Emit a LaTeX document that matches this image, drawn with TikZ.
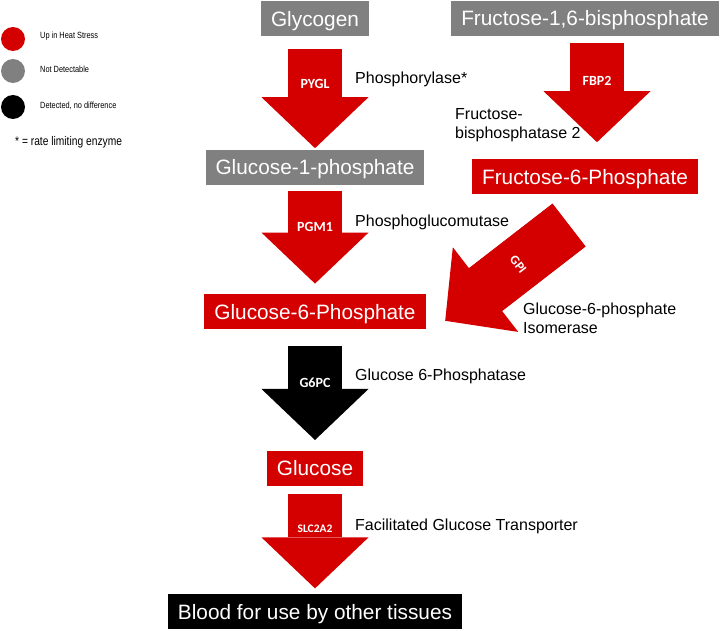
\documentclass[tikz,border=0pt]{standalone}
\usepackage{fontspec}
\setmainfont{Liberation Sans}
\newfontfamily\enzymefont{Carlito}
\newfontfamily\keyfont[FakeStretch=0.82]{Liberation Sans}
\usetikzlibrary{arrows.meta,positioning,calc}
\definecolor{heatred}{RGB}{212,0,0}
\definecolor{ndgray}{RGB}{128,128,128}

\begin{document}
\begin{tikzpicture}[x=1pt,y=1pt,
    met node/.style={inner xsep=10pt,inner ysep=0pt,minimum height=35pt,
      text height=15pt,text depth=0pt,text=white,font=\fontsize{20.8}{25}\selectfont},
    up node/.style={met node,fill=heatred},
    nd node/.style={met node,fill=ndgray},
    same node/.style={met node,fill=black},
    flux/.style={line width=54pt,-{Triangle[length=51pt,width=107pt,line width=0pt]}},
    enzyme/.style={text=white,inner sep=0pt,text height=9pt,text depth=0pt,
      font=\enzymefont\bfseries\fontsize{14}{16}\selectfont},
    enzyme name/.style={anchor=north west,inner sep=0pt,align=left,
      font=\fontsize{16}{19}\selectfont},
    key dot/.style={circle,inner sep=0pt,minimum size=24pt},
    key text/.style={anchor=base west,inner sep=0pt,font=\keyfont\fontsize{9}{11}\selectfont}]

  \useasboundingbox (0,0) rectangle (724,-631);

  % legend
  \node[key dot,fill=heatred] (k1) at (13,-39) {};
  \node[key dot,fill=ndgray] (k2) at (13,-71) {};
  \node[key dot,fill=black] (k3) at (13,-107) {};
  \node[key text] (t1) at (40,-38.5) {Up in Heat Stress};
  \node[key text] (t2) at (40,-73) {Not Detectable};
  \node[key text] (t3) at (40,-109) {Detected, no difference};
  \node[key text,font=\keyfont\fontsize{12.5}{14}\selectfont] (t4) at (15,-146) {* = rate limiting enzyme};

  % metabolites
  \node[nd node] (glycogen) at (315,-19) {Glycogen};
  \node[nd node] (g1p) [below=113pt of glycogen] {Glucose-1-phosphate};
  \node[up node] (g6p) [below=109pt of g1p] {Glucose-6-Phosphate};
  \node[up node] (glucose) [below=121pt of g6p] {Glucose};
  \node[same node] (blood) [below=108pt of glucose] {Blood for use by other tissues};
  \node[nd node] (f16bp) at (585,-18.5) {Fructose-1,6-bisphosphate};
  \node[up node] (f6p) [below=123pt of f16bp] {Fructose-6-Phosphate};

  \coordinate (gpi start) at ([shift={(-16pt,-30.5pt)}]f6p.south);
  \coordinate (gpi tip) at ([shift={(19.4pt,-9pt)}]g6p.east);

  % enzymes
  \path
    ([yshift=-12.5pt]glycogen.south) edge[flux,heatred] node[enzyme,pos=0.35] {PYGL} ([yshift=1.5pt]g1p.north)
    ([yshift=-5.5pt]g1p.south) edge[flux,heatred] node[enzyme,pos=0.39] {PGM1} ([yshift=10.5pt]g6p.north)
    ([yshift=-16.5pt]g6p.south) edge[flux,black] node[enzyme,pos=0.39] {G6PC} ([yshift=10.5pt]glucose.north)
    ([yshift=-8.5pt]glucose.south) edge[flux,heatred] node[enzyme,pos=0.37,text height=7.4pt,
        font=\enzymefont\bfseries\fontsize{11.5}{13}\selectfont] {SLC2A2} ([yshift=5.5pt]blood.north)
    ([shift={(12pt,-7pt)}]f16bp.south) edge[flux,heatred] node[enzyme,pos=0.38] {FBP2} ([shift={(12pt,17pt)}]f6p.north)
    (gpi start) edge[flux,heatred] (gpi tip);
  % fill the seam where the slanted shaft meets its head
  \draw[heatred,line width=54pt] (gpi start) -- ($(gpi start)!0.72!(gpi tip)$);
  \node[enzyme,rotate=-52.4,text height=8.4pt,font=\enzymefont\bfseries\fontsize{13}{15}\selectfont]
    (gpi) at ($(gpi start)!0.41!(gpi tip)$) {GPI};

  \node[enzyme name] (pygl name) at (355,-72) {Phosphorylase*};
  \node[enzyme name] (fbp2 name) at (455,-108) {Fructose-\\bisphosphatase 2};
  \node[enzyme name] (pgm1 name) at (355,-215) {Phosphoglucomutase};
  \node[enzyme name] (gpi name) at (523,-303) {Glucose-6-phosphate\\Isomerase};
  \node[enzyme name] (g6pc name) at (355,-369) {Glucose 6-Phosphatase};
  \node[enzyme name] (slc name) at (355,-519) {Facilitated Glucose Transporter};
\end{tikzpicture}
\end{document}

━━━━━━━━━━━━━━━━━━━━

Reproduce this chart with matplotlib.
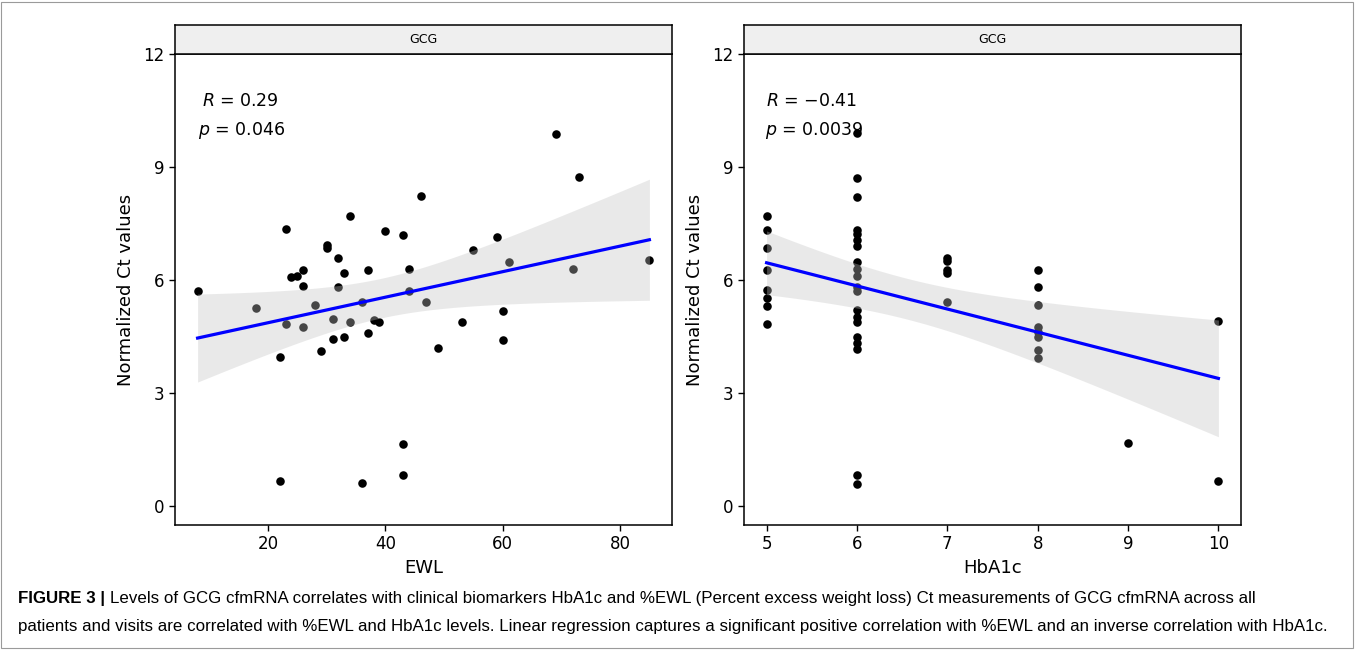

━━━━━━━━━━━━━━━━━━━━

Exercise prompt:
Both the line with "Emit a LaTeX" and the line with "(0,0) rectangle (724,-631);" belong in the copy, along with every line between them; set them down exactly and skip the pictures.

Answer for this exercise:
Emit a LaTeX document that matches this image, drawn with TikZ.
\documentclass[tikz,border=0pt]{standalone}
\usepackage{fontspec}
\setmainfont{Liberation Sans}
\newfontfamily\enzymefont{Carlito}
\newfontfamily\keyfont[FakeStretch=0.82]{Liberation Sans}
\usetikzlibrary{arrows.meta,positioning,calc}
\definecolor{heatred}{RGB}{212,0,0}
\definecolor{ndgray}{RGB}{128,128,128}

\begin{document}
\begin{tikzpicture}[x=1pt,y=1pt,
    met node/.style={inner xsep=10pt,inner ysep=0pt,minimum height=35pt,
      text height=15pt,text depth=0pt,text=white,font=\fontsize{20.8}{25}\selectfont},
    up node/.style={met node,fill=heatred},
    nd node/.style={met node,fill=ndgray},
    same node/.style={met node,fill=black},
    flux/.style={line width=54pt,-{Triangle[length=51pt,width=107pt,line width=0pt]}},
    enzyme/.style={text=white,inner sep=0pt,text height=9pt,text depth=0pt,
      font=\enzymefont\bfseries\fontsize{14}{16}\selectfont},
    enzyme name/.style={anchor=north west,inner sep=0pt,align=left,
      font=\fontsize{16}{19}\selectfont},
    key dot/.style={circle,inner sep=0pt,minimum size=24pt},
    key text/.style={anchor=base west,inner sep=0pt,font=\keyfont\fontsize{9}{11}\selectfont}]

  \useasboundingbox (0,0) rectangle (724,-631);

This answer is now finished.